• **Data segment**

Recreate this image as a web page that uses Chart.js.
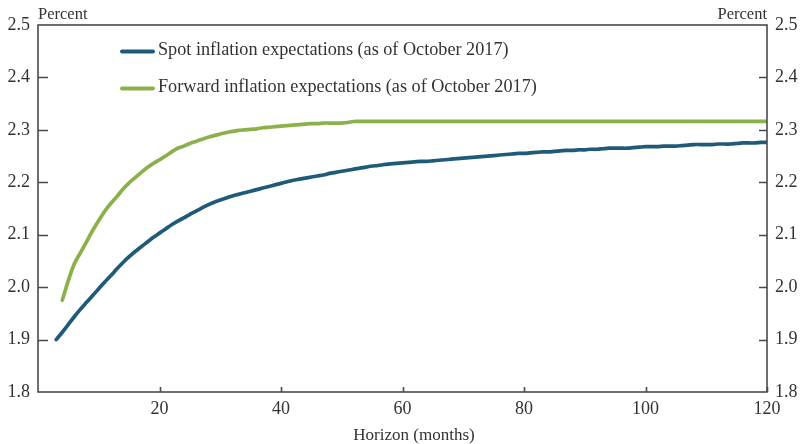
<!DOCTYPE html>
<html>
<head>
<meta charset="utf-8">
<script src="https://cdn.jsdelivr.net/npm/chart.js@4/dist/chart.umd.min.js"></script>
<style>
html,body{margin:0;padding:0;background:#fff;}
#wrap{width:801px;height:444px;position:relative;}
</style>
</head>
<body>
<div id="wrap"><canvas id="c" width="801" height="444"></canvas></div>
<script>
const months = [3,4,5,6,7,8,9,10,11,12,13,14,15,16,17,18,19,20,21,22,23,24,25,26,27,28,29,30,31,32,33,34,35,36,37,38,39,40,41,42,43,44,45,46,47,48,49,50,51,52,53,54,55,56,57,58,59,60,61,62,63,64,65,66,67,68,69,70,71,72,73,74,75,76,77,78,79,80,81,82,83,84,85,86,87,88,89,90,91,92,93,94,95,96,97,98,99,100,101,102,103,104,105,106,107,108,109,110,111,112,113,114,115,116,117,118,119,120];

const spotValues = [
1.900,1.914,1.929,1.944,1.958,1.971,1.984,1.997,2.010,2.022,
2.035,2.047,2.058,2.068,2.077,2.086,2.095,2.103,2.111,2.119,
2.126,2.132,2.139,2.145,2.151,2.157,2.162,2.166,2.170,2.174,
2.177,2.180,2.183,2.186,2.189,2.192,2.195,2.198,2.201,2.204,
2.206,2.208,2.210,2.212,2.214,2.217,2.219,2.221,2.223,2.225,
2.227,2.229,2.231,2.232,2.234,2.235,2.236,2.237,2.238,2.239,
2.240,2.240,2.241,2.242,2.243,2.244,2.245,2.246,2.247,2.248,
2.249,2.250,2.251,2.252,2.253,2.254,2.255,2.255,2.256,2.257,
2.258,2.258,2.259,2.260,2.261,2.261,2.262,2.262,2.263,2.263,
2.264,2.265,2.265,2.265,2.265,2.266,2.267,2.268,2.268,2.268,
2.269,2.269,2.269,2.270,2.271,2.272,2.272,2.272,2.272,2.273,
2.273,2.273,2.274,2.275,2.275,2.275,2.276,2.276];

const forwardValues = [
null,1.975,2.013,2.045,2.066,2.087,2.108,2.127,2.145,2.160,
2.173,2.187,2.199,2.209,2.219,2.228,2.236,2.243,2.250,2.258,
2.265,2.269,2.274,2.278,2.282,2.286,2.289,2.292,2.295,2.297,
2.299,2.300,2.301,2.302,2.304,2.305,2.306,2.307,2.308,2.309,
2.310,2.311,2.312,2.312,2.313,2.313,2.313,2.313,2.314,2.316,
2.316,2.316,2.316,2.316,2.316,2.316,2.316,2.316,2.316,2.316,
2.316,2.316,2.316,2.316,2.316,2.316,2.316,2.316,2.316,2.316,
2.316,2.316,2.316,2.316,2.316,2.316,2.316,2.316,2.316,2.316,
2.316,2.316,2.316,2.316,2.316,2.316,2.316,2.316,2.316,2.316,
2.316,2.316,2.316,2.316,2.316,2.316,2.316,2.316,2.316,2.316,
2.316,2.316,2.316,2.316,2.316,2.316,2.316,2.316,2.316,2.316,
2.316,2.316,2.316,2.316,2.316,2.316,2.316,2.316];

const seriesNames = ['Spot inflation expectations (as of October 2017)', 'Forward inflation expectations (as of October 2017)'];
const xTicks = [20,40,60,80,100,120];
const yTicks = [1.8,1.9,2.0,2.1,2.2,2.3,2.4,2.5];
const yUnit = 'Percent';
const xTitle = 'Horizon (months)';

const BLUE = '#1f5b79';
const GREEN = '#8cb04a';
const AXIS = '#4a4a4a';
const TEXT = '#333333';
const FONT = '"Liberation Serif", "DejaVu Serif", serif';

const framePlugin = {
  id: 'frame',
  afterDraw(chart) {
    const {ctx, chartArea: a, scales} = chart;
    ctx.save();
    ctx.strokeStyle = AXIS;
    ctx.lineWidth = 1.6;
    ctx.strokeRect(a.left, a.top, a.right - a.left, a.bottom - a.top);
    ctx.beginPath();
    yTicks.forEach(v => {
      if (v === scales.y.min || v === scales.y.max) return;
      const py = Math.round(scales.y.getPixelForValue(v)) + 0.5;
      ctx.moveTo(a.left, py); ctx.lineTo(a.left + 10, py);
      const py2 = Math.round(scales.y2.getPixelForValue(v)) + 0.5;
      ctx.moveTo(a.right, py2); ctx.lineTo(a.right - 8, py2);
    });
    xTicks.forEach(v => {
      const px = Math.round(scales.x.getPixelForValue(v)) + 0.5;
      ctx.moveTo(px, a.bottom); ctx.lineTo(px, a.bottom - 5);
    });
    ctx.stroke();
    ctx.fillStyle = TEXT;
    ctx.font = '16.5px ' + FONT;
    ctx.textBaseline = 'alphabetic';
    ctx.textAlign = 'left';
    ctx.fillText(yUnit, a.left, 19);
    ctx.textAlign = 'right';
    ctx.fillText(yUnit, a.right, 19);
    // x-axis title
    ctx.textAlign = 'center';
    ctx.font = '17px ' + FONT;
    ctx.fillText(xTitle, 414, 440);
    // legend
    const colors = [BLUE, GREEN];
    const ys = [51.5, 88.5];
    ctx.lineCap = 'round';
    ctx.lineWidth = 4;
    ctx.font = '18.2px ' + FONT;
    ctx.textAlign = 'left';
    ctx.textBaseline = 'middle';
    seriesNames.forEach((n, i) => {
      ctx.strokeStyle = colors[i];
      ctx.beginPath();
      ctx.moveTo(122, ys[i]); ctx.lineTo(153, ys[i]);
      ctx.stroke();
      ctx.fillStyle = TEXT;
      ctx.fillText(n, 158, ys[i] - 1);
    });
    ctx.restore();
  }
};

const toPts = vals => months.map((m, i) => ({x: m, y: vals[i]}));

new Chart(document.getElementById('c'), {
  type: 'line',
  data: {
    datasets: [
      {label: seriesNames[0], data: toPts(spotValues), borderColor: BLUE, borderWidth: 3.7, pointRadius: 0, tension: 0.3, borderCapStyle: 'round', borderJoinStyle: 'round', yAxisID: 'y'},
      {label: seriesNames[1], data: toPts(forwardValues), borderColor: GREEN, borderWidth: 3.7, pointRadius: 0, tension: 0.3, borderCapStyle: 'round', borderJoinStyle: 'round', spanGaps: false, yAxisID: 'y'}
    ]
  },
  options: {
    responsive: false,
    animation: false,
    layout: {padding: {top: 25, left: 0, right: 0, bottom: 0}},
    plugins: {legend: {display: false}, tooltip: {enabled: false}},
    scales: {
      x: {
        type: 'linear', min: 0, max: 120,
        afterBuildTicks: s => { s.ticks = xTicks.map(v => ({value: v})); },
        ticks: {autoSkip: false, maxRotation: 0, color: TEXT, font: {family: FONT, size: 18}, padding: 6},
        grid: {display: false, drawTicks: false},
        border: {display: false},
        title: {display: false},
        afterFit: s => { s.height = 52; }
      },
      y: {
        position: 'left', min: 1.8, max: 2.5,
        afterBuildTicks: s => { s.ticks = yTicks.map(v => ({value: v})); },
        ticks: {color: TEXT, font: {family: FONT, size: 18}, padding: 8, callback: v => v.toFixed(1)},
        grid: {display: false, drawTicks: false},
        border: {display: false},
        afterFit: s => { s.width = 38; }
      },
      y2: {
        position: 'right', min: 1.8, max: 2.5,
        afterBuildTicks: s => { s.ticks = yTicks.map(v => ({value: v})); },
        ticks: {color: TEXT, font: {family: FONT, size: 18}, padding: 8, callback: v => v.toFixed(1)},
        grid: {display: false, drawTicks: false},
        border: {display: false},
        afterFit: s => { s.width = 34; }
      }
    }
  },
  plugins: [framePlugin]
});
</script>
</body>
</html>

• **Exercise**
Repeat the listing in full and exactly. Do not include any images.

• **Written solution**
Recreate this image as a web page that uses Chart.js.
<!DOCTYPE html>
<html>
<head>
<meta charset="utf-8">
<script src="https://cdn.jsdelivr.net/npm/chart.js@4/dist/chart.umd.min.js"></script>
<style>
html,body{margin:0;padding:0;background:#fff;}
#wrap{width:801px;height:444px;position:relative;}
</style>
</head>
<body>
<div id="wrap"><canvas id="c" width="801" height="444"></canvas></div>
<script>
const months = [3,4,5,6,7,8,9,10,11,12,13,14,15,16,17,18,19,20,21,22,23,24,25,26,27,28,29,30,31,32,33,34,35,36,37,38,39,40,41,42,43,44,45,46,47,48,49,50,51,52,53,54,55,56,57,58,59,60,61,62,63,64,65,66,67,68,69,70,71,72,73,74,75,76,77,78,79,80,81,82,83,84,85,86,87,88,89,90,91,92,93,94,95,96,97,98,99,100,101,102,103,104,105,106,107,108,109,110,111,112,113,114,115,116,117,118,119,120];

const spotValues = [
1.900,1.914,1.929,1.944,1.958,1.971,1.984,1.997,2.010,2.022,
2.035,2.047,2.058,2.068,2.077,2.086,2.095,2.103,2.111,2.119,
2.126,2.132,2.139,2.145,2.151,2.157,2.162,2.166,2.170,2.174,
2.177,2.180,2.183,2.186,2.189,2.192,2.195,2.198,2.201,2.204,
2.206,2.208,2.210,2.212,2.214,2.217,2.219,2.221,2.223,2.225,
2.227,2.229,2.231,2.232,2.234,2.235,2.236,2.237,2.238,2.239,
2.240,2.240,2.241,2.242,2.243,2.244,2.245,2.246,2.247,2.248,
2.249,2.250,2.251,2.252,2.253,2.254,2.255,2.255,2.256,2.257,
2.258,2.258,2.259,2.260,2.261,2.261,2.262,2.262,2.263,2.263,
2.264,2.265,2.265,2.265,2.265,2.266,2.267,2.268,2.268,2.268,
2.269,2.269,2.269,2.270,2.271,2.272,2.272,2.272,2.272,2.273,
2.273,2.273,2.274,2.275,2.275,2.275,2.276,2.276];

const forwardValues = [
null,1.975,2.013,2.045,2.066,2.087,2.108,2.127,2.145,2.160,
2.173,2.187,2.199,2.209,2.219,2.228,2.236,2.243,2.250,2.258,
2.265,2.269,2.274,2.278,2.282,2.286,2.289,2.292,2.295,2.297,
2.299,2.300,2.301,2.302,2.304,2.305,2.306,2.307,2.308,2.309,
2.310,2.311,2.312,2.312,2.313,2.313,2.313,2.313,2.314,2.316,
2.316,2.316,2.316,2.316,2.316,2.316,2.316,2.316,2.316,2.316,
2.316,2.316,2.316,2.316,2.316,2.316,2.316,2.316,2.316,2.316,
2.316,2.316,2.316,2.316,2.316,2.316,2.316,2.316,2.316,2.316,
2.316,2.316,2.316,2.316,2.316,2.316,2.316,2.316,2.316,2.316,
2.316,2.316,2.316,2.316,2.316,2.316,2.316,2.316,2.316,2.316,
2.316,2.316,2.316,2.316,2.316,2.316,2.316,2.316,2.316,2.316,
2.316,2.316,2.316,2.316,2.316,2.316,2.316,2.316];

const seriesNames = ['Spot inflation expectations (as of October 2017)', 'Forward inflation expectations (as of October 2017)'];
const xTicks = [20,40,60,80,100,120];
const yTicks = [1.8,1.9,2.0,2.1,2.2,2.3,2.4,2.5];
const yUnit = 'Percent';
const xTitle = 'Horizon (months)';

const BLUE = '#1f5b79';
const GREEN = '#8cb04a';
const AXIS = '#4a4a4a';
const TEXT = '#333333';
const FONT = '"Liberation Serif", "DejaVu Serif", serif';

const framePlugin = {
  id: 'frame',
  afterDraw(chart) {
    const {ctx, chartArea: a, scales} = chart;
    ctx.save();
    ctx.strokeStyle = AXIS;
    ctx.lineWidth = 1.6;
    ctx.strokeRect(a.left, a.top, a.right - a.left, a.bottom - a.top);
    ctx.beginPath();
    yTicks.forEach(v => {
      if (v === scales.y.min || v === scales.y.max) return;
      const py = Math.round(scales.y.getPixelForValue(v)) + 0.5;
      ctx.moveTo(a.left, py); ctx.lineTo(a.left + 10, py);
      const py2 = Math.round(scales.y2.getPixelForValue(v)) + 0.5;
      ctx.moveTo(a.right, py2); ctx.lineTo(a.right - 8, py2);
    });
    xTicks.forEach(v => {
      const px = Math.round(scales.x.getPixelForValue(v)) + 0.5;
      ctx.moveTo(px, a.bottom); ctx.lineTo(px, a.bottom - 5);
    });
    ctx.stroke();
    ctx.fillStyle = TEXT;
    ctx.font = '16.5px ' + FONT;
    ctx.textBaseline = 'alphabetic';
    ctx.textAlign = 'left';
    ctx.fillText(yUnit, a.left, 19);
    ctx.textAlign = 'right';
    ctx.fillText(yUnit, a.right, 19);
    // x-axis title
    ctx.textAlign = 'center';
    ctx.font = '17px ' + FONT;
    ctx.fillText(xTitle, 414, 440);
    // legend
    const colors = [BLUE, GREEN];
    const ys = [51.5, 88.5];
    ctx.lineCap = 'round';
    ctx.lineWidth = 4;
    ctx.font = '18.2px ' + FONT;
    ctx.textAlign = 'left';
    ctx.textBaseline = 'middle';
    seriesNames.forEach((n, i) => {
      ctx.strokeStyle = colors[i];
      ctx.beginPath();
      ctx.moveTo(122, ys[i]); ctx.lineTo(153, ys[i]);
      ctx.stroke();
      ctx.fillStyle = TEXT;
      ctx.fillText(n, 158, ys[i] - 1);
    });
    ctx.restore();
  }
};

const toPts = vals => months.map((m, i) => ({x: m, y: vals[i]}));

new Chart(document.getElementById('c'), {
  type: 'line',
  data: {
    datasets: [
      {label: seriesNames[0], data: toPts(spotValues), borderColor: BLUE, borderWidth: 3.7, pointRadius: 0, tension: 0.3, borderCapStyle: 'round', borderJoinStyle: 'round', yAxisID: 'y'},
      {label: seriesNames[1], data: toPts(forwardValues), borderColor: GREEN, borderWidth: 3.7, pointRadius: 0, tension: 0.3, borderCapStyle: 'round', borderJoinStyle: 'round', spanGaps: false, yAxisID: 'y'}
    ]
  },
  options: {
    responsive: false,
    animation: false,
    layout: {padding: {top: 25, left: 0, right: 0, bottom: 0}},
    plugins: {legend: {display: false}, tooltip: {enabled: false}},
    scales: {
      x: {
        type: 'linear', min: 0, max: 120,
        afterBuildTicks: s => { s.ticks = xTicks.map(v => ({value: v})); },
        ticks: {autoSkip: false, maxRotation: 0, color: TEXT, font: {family: FONT, size: 18}, padding: 6},
        grid: {display: false, drawTicks: false},
        border: {display: false},
        title: {display: false},
        afterFit: s => { s.height = 52; }
      },
      y: {
        position: 'left', min: 1.8, max: 2.5,
        afterBuildTicks: s => { s.ticks = yTicks.map(v => ({value: v})); },
        ticks: {color: TEXT, font: {family: FONT, size: 18}, padding: 8, callback: v => v.toFixed(1)},
        grid: {display: false, drawTicks: false},
        border: {display: false},
        afterFit: s => { s.width = 38; }
      },
      y2: {
        position: 'right', min: 1.8, max: 2.5,
        afterBuildTicks: s => { s.ticks = yTicks.map(v => ({value: v})); },
        ticks: {color: TEXT, font: {family: FONT, size: 18}, padding: 8, callback: v => v.toFixed(1)},
        grid: {display: false, drawTicks: false},
        border: {display: false},
        afterFit: s => { s.width = 34; }
      }
    }
  },
  plugins: [framePlugin]
});
</script>
</body>
</html>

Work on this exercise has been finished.